Provided material:

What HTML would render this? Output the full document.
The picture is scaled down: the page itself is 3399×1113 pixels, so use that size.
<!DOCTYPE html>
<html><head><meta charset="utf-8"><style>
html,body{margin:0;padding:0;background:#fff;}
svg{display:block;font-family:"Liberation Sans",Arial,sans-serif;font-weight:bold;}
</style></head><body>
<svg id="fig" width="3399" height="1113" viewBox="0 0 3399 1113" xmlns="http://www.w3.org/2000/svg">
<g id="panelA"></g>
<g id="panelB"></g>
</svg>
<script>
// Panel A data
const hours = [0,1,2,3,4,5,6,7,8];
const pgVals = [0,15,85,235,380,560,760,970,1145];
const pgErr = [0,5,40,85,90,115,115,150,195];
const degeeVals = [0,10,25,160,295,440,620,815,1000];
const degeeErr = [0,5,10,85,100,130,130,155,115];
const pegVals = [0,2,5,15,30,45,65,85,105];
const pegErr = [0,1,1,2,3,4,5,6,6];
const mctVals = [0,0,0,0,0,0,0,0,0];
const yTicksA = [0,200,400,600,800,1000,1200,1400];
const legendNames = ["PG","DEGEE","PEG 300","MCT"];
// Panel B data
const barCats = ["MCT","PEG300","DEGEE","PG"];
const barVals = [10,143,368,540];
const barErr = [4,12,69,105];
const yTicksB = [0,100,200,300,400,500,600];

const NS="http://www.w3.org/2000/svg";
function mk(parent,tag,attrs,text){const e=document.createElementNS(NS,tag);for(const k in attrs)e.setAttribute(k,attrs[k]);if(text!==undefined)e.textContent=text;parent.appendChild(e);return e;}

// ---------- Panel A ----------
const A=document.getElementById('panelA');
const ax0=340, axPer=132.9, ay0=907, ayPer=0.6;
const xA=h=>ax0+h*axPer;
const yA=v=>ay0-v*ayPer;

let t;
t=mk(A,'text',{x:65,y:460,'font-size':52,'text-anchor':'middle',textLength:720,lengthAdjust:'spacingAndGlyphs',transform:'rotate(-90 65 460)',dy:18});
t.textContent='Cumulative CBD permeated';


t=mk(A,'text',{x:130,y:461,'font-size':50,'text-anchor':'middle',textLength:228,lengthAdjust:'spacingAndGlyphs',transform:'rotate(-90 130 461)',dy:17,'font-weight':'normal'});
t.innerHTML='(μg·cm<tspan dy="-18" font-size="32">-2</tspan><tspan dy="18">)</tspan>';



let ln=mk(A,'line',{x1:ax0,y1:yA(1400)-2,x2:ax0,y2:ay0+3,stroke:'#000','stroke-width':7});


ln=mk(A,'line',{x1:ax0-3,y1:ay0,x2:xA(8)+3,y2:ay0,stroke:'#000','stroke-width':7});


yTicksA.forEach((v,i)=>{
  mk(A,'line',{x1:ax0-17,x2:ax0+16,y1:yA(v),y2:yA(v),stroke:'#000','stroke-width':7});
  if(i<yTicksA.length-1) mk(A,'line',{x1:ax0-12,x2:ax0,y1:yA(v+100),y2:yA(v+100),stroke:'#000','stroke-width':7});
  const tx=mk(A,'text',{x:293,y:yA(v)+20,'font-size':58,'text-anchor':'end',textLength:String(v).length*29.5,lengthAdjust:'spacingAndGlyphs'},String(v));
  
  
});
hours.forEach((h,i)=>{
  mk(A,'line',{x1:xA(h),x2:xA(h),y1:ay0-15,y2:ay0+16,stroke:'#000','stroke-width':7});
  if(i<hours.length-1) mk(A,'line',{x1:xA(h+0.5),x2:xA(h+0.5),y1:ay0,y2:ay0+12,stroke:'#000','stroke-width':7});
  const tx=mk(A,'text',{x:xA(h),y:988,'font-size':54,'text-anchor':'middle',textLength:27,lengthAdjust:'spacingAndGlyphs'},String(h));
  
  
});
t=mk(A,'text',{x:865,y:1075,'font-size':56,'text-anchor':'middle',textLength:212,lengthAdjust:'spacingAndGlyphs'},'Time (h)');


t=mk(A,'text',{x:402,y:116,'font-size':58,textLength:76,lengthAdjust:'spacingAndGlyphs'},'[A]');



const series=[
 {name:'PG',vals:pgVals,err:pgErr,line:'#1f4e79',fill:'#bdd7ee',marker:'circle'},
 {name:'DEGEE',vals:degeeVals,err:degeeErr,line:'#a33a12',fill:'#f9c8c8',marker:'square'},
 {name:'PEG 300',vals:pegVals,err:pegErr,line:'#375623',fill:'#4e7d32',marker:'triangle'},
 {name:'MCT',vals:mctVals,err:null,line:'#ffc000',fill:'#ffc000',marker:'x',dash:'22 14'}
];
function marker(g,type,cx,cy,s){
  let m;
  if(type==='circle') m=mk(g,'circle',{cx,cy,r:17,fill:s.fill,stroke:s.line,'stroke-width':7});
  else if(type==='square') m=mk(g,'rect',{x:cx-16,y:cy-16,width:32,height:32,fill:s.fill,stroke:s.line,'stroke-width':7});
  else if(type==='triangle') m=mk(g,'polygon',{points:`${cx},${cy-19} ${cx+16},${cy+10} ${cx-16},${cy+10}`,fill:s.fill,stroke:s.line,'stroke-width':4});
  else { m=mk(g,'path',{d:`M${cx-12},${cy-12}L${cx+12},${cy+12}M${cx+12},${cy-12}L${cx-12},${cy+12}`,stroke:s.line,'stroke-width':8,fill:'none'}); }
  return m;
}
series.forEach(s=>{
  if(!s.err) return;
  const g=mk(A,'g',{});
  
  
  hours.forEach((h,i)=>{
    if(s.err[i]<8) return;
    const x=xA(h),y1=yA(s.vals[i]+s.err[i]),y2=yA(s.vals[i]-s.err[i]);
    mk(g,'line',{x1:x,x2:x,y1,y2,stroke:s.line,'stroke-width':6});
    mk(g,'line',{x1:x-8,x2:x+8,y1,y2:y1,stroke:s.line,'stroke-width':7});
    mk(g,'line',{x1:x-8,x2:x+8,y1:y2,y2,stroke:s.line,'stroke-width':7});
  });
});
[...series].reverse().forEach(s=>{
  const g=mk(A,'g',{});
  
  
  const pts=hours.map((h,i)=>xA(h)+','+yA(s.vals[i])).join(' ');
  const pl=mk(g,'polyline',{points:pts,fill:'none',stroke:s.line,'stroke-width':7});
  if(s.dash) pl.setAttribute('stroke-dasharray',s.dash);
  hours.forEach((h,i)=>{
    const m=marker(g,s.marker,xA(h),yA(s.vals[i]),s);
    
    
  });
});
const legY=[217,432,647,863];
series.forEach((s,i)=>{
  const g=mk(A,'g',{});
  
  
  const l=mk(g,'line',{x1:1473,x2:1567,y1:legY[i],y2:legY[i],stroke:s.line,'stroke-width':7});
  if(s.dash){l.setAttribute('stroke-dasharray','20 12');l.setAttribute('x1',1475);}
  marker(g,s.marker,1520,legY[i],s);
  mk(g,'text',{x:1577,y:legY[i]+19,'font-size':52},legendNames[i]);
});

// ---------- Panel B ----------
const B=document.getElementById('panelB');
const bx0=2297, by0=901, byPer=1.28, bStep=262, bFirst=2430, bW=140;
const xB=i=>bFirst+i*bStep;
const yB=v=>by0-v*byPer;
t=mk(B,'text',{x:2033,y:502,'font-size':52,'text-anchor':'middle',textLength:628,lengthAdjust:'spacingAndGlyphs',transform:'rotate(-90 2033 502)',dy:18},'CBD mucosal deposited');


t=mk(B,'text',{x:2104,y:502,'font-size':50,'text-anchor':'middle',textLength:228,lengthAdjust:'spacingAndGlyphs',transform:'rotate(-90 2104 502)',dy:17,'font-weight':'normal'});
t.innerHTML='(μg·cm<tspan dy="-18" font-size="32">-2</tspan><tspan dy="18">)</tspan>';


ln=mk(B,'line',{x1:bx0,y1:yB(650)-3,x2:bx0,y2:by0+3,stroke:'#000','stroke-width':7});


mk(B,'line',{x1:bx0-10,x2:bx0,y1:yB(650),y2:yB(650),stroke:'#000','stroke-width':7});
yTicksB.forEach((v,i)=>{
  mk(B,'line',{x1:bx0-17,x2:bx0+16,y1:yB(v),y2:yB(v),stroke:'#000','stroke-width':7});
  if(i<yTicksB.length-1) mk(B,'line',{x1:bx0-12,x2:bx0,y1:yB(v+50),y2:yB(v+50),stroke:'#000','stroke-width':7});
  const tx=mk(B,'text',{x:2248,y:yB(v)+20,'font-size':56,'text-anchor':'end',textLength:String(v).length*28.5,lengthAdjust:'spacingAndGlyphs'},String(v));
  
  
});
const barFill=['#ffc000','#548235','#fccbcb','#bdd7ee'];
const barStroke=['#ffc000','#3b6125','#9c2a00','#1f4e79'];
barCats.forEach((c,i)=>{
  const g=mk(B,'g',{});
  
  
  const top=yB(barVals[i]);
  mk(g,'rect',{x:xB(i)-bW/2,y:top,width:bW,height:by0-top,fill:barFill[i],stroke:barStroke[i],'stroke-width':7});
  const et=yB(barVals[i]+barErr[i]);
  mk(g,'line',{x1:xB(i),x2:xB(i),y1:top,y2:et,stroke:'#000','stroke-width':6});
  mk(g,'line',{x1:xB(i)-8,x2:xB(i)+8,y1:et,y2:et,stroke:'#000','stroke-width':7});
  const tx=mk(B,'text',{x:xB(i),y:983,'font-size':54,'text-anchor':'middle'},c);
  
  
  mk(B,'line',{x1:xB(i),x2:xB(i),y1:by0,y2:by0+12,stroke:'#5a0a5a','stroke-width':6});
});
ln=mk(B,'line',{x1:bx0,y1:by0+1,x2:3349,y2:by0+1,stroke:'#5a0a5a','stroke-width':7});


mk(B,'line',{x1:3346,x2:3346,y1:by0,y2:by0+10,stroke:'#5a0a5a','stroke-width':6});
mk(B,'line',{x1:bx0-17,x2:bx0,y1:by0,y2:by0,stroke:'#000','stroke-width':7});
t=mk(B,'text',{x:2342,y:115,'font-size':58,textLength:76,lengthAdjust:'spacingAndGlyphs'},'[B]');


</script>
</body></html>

What the task requires: Copy every single line of the material above that holds "document".

Written solution:
What HTML would render this? Output the full document.
function mk(parent,tag,attrs,text){const e=document.createElementNS(NS,tag);for(const k in attrs)e.setAttribute(k,attrs[k]);if(text!==undefined)e.textContent=text;parent.appendChild(e);return e;}
const A=document.getElementById('panelA');
const B=document.getElementById('panelB');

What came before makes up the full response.